[Task directions]:
Using the listing below, select the lines with the word "this" and copy them.

[Records to use]:
----------------

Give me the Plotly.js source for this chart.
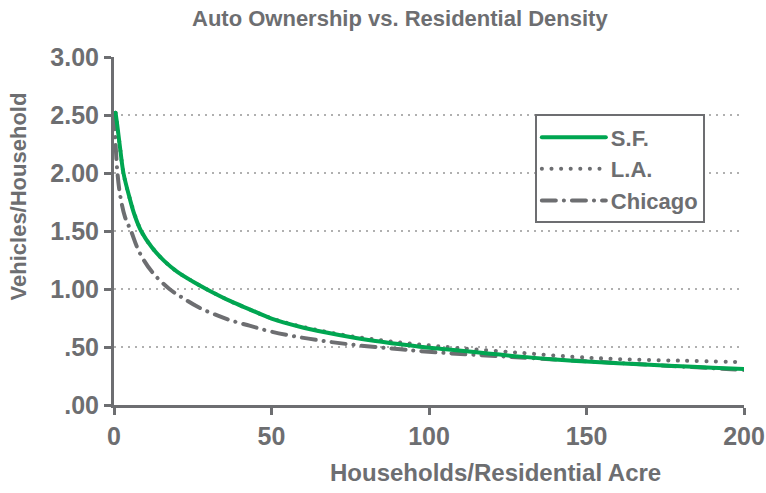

----------------

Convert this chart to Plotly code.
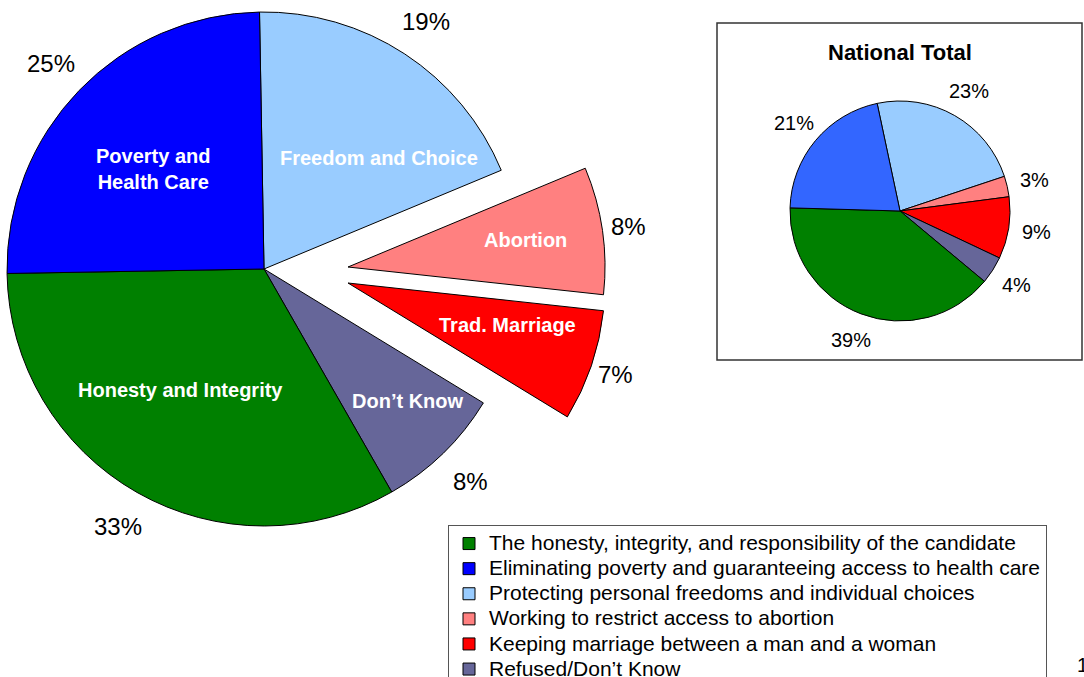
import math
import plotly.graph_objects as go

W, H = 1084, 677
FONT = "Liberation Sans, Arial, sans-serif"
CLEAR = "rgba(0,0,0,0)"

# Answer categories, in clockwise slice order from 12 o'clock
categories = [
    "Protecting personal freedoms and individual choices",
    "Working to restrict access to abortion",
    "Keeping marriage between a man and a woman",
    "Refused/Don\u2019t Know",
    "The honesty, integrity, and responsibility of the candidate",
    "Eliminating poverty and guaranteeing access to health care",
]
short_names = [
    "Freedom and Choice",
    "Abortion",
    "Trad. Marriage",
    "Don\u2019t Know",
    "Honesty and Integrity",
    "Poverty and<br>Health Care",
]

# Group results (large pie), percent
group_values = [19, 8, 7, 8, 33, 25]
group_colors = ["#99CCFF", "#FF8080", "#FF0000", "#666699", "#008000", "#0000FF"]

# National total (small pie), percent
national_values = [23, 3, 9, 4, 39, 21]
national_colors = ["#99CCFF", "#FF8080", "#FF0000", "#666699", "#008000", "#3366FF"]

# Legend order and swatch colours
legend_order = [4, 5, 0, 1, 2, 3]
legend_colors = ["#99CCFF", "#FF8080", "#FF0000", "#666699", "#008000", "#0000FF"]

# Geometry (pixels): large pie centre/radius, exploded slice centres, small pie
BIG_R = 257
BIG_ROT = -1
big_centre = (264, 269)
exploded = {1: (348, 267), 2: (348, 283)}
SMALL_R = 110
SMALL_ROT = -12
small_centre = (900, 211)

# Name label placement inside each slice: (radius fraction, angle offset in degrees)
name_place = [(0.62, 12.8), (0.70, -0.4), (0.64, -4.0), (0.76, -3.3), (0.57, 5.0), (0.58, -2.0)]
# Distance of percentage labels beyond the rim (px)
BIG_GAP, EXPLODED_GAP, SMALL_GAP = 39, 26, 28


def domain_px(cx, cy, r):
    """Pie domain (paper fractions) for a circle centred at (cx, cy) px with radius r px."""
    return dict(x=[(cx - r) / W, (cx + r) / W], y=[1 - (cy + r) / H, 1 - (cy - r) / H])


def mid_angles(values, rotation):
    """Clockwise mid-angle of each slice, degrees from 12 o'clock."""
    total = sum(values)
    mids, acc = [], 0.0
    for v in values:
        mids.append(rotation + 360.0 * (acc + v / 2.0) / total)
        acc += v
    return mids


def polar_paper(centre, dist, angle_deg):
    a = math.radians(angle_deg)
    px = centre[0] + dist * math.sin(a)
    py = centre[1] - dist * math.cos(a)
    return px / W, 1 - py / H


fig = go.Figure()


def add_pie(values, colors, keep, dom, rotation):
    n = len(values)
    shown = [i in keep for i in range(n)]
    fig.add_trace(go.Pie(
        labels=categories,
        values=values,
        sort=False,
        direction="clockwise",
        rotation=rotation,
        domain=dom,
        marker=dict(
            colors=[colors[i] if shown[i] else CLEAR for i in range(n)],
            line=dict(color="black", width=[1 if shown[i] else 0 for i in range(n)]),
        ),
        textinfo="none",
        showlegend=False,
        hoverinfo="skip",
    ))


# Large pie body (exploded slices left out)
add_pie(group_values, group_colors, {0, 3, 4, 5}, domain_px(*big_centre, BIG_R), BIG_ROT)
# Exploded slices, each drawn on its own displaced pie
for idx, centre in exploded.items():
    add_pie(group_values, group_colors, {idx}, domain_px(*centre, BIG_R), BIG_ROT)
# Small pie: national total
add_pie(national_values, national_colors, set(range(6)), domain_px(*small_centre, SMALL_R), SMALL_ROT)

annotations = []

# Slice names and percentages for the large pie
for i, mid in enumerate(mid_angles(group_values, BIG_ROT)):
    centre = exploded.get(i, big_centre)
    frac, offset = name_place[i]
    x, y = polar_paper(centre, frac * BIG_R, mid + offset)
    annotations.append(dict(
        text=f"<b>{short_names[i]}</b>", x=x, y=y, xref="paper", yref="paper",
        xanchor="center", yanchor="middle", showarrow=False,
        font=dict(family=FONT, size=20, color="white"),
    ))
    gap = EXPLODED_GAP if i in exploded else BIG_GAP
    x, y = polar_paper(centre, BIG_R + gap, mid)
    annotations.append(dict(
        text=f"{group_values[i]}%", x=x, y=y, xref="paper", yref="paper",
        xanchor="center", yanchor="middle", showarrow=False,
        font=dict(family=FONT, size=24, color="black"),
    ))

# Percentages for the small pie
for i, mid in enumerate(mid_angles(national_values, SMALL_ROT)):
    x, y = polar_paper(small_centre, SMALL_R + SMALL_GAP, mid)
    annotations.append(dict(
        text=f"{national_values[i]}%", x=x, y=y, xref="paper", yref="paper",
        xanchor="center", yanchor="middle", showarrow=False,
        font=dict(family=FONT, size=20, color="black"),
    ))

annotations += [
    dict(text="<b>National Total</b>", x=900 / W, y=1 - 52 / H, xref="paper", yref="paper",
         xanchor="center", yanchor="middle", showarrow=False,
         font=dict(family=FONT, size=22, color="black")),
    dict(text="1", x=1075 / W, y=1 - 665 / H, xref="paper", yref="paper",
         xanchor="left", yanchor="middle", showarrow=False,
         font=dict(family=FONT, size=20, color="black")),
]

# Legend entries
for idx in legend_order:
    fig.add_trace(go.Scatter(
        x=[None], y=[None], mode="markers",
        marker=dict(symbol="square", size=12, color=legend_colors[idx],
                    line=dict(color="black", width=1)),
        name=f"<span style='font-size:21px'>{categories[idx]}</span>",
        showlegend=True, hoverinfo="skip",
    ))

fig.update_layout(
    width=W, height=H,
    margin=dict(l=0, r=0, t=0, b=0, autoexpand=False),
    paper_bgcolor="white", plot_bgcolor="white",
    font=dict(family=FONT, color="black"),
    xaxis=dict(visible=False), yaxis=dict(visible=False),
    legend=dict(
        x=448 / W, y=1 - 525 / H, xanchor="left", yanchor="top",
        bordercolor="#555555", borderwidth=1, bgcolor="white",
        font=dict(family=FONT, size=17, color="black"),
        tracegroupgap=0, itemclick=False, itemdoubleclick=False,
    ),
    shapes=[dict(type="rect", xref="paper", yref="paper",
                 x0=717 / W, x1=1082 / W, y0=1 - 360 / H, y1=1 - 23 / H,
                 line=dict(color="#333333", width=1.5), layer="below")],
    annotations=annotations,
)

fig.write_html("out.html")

----------------

[Written response]:
Give me the Plotly.js source for this chart.
Convert this chart to Plotly code.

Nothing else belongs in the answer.